■ **Stored data**:
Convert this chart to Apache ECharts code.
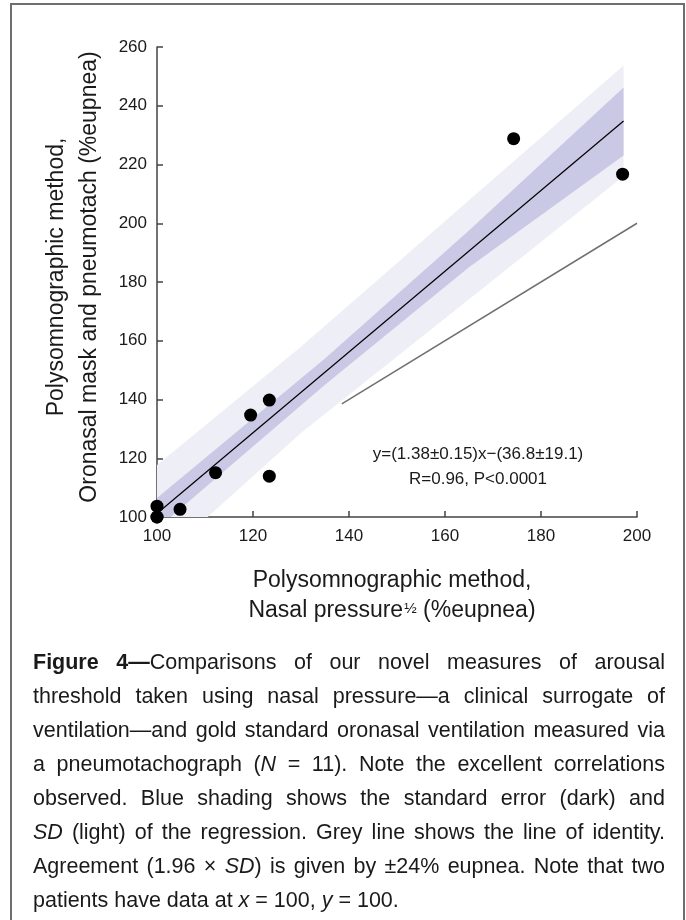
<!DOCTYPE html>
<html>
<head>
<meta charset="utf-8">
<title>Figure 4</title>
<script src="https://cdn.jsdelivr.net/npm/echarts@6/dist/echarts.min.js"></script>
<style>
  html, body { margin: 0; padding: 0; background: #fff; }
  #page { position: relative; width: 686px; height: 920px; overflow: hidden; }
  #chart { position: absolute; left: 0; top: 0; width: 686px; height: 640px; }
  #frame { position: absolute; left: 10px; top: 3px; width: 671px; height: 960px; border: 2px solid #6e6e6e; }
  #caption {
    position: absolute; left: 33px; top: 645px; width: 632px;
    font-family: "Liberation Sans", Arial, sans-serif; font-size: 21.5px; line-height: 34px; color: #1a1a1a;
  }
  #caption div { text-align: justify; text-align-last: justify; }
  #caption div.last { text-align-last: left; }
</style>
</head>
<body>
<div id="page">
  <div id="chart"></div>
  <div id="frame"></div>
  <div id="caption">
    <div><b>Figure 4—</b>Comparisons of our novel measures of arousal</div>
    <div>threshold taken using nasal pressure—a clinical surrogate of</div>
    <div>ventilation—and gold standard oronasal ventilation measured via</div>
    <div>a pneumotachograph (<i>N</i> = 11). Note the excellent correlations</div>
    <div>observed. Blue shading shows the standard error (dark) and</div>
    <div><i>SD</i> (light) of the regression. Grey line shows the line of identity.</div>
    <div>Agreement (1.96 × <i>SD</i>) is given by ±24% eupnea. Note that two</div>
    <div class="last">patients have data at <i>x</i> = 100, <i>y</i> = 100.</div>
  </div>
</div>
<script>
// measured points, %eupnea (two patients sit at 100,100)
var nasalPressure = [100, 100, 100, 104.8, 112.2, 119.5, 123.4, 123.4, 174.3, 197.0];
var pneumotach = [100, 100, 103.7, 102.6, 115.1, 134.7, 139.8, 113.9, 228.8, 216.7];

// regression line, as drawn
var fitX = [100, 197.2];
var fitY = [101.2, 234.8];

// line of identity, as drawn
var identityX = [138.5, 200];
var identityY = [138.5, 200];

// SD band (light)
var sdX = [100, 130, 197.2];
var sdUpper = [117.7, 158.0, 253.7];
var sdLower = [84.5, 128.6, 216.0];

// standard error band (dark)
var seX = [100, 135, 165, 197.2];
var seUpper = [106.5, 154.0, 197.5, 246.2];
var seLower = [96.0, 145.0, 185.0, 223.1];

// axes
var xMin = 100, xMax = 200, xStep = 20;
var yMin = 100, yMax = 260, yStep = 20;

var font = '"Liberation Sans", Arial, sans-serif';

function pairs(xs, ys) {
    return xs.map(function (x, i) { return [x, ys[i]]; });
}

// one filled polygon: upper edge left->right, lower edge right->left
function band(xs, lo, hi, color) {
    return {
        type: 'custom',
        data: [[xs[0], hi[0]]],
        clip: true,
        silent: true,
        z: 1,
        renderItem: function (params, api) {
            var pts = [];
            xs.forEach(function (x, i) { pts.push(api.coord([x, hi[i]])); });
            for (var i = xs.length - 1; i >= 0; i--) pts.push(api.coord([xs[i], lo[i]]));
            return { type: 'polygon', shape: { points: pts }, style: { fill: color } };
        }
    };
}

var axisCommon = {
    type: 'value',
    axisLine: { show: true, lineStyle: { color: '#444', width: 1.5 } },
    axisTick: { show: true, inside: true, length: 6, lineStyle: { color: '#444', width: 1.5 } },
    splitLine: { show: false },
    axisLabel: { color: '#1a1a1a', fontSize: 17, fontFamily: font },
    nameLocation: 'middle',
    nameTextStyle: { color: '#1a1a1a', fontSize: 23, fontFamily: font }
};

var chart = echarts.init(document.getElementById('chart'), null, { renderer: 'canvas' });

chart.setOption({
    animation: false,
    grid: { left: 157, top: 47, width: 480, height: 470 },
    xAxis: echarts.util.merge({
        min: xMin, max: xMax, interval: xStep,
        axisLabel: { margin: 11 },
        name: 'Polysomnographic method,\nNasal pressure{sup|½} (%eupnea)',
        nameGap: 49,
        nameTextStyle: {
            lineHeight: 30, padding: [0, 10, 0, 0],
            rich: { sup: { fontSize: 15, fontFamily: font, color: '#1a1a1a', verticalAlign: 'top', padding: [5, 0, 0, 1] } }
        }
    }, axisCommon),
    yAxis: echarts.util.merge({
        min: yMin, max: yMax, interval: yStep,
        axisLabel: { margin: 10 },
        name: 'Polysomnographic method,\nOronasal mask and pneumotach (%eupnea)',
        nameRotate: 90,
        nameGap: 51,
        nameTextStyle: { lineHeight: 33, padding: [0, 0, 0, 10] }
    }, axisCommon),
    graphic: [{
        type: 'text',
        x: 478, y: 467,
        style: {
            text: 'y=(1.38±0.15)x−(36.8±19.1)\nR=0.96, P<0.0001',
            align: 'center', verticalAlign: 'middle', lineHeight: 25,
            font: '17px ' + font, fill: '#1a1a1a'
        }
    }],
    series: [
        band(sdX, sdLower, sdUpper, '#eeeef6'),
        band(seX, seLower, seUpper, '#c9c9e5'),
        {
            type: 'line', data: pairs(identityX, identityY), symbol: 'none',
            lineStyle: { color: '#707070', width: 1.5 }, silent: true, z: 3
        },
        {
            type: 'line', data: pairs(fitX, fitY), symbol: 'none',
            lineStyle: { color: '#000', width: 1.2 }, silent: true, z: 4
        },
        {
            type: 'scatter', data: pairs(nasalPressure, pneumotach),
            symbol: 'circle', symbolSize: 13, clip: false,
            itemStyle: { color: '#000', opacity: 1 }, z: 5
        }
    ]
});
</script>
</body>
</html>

■ **Task details**: Output each line exactly; omit every picture.

■ **Solution to this exercise**:
Convert this chart to Apache ECharts code.
<!DOCTYPE html>
<html>
<head>
<meta charset="utf-8">
<title>Figure 4</title>
<script src="https://cdn.jsdelivr.net/npm/echarts@6/dist/echarts.min.js"></script>
<style>
  html, body { margin: 0; padding: 0; background: #fff; }
  #page { position: relative; width: 686px; height: 920px; overflow: hidden; }
  #chart { position: absolute; left: 0; top: 0; width: 686px; height: 640px; }
  #frame { position: absolute; left: 10px; top: 3px; width: 671px; height: 960px; border: 2px solid #6e6e6e; }
  #caption {
    position: absolute; left: 33px; top: 645px; width: 632px;
    font-family: "Liberation Sans", Arial, sans-serif; font-size: 21.5px; line-height: 34px; color: #1a1a1a;
  }
  #caption div { text-align: justify; text-align-last: justify; }
  #caption div.last { text-align-last: left; }
</style>
</head>
<body>
<div id="page">
  <div id="chart"></div>
  <div id="frame"></div>
  <div id="caption">
    <div><b>Figure 4—</b>Comparisons of our novel measures of arousal</div>
    <div>threshold taken using nasal pressure—a clinical surrogate of</div>
    <div>ventilation—and gold standard oronasal ventilation measured via</div>
    <div>a pneumotachograph (<i>N</i> = 11). Note the excellent correlations</div>
    <div>observed. Blue shading shows the standard error (dark) and</div>
    <div><i>SD</i> (light) of the regression. Grey line shows the line of identity.</div>
    <div>Agreement (1.96 × <i>SD</i>) is given by ±24% eupnea. Note that two</div>
    <div class="last">patients have data at <i>x</i> = 100, <i>y</i> = 100.</div>
  </div>
</div>
<script>
// measured points, %eupnea (two patients sit at 100,100)
var nasalPressure = [100, 100, 100, 104.8, 112.2, 119.5, 123.4, 123.4, 174.3, 197.0];
var pneumotach = [100, 100, 103.7, 102.6, 115.1, 134.7, 139.8, 113.9, 228.8, 216.7];

// regression line, as drawn
var fitX = [100, 197.2];
var fitY = [101.2, 234.8];

// line of identity, as drawn
var identityX = [138.5, 200];
var identityY = [138.5, 200];

// SD band (light)
var sdX = [100, 130, 197.2];
var sdUpper = [117.7, 158.0, 253.7];
var sdLower = [84.5, 128.6, 216.0];

// standard error band (dark)
var seX = [100, 135, 165, 197.2];
var seUpper = [106.5, 154.0, 197.5, 246.2];
var seLower = [96.0, 145.0, 185.0, 223.1];

// axes
var xMin = 100, xMax = 200, xStep = 20;
var yMin = 100, yMax = 260, yStep = 20;

var font = '"Liberation Sans", Arial, sans-serif';

function pairs(xs, ys) {
    return xs.map(function (x, i) { return [x, ys[i]]; });
}

// one filled polygon: upper edge left->right, lower edge right->left
function band(xs, lo, hi, color) {
    return {
        type: 'custom',
        data: [[xs[0], hi[0]]],
        clip: true,
        silent: true,
        z: 1,
        renderItem: function (params, api) {
            var pts = [];
            xs.forEach(function (x, i) { pts.push(api.coord([x, hi[i]])); });
            for (var i = xs.length - 1; i >= 0; i--) pts.push(api.coord([xs[i], lo[i]]));
            return { type: 'polygon', shape: { points: pts }, style: { fill: color } };
        }
    };
}

var axisCommon = {
    type: 'value',
    axisLine: { show: true, lineStyle: { color: '#444', width: 1.5 } },
    axisTick: { show: true, inside: true, length: 6, lineStyle: { color: '#444', width: 1.5 } },
    splitLine: { show: false },
    axisLabel: { color: '#1a1a1a', fontSize: 17, fontFamily: font },
    nameLocation: 'middle',
    nameTextStyle: { color: '#1a1a1a', fontSize: 23, fontFamily: font }
};

var chart = echarts.init(document.getElementById('chart'), null, { renderer: 'canvas' });

chart.setOption({
    animation: false,
    grid: { left: 157, top: 47, width: 480, height: 470 },
    xAxis: echarts.util.merge({
        min: xMin, max: xMax, interval: xStep,
        axisLabel: { margin: 11 },
        name: 'Polysomnographic method,\nNasal pressure{sup|½} (%eupnea)',
        nameGap: 49,
        nameTextStyle: {
            lineHeight: 30, padding: [0, 10, 0, 0],
            rich: { sup: { fontSize: 15, fontFamily: font, color: '#1a1a1a', verticalAlign: 'top', padding: [5, 0, 0, 1] } }
        }
    }, axisCommon),
    yAxis: echarts.util.merge({
        min: yMin, max: yMax, interval: yStep,
        axisLabel: { margin: 10 },
        name: 'Polysomnographic method,\nOronasal mask and pneumotach (%eupnea)',
        nameRotate: 90,
        nameGap: 51,
        nameTextStyle: { lineHeight: 33, padding: [0, 0, 0, 10] }
    }, axisCommon),
    graphic: [{
        type: 'text',
        x: 478, y: 467,
        style: {
            text: 'y=(1.38±0.15)x−(36.8±19.1)\nR=0.96, P<0.0001',
            align: 'center', verticalAlign: 'middle', lineHeight: 25,
            font: '17px ' + font, fill: '#1a1a1a'
        }
    }],
    series: [
        band(sdX, sdLower, sdUpper, '#eeeef6'),
        band(seX, seLower, seUpper, '#c9c9e5'),
        {
            type: 'line', data: pairs(identityX, identityY), symbol: 'none',
            lineStyle: { color: '#707070', width: 1.5 }, silent: true, z: 3
        },
        {
            type: 'line', data: pairs(fitX, fitY), symbol: 'none',
            lineStyle: { color: '#000', width: 1.2 }, silent: true, z: 4
        },
        {
            type: 'scatter', data: pairs(nasalPressure, pneumotach),
            symbol: 'circle', symbolSize: 13, clip: false,
            itemStyle: { color: '#000', opacity: 1 }, z: 5
        }
    ]
});
</script>
</body>
</html>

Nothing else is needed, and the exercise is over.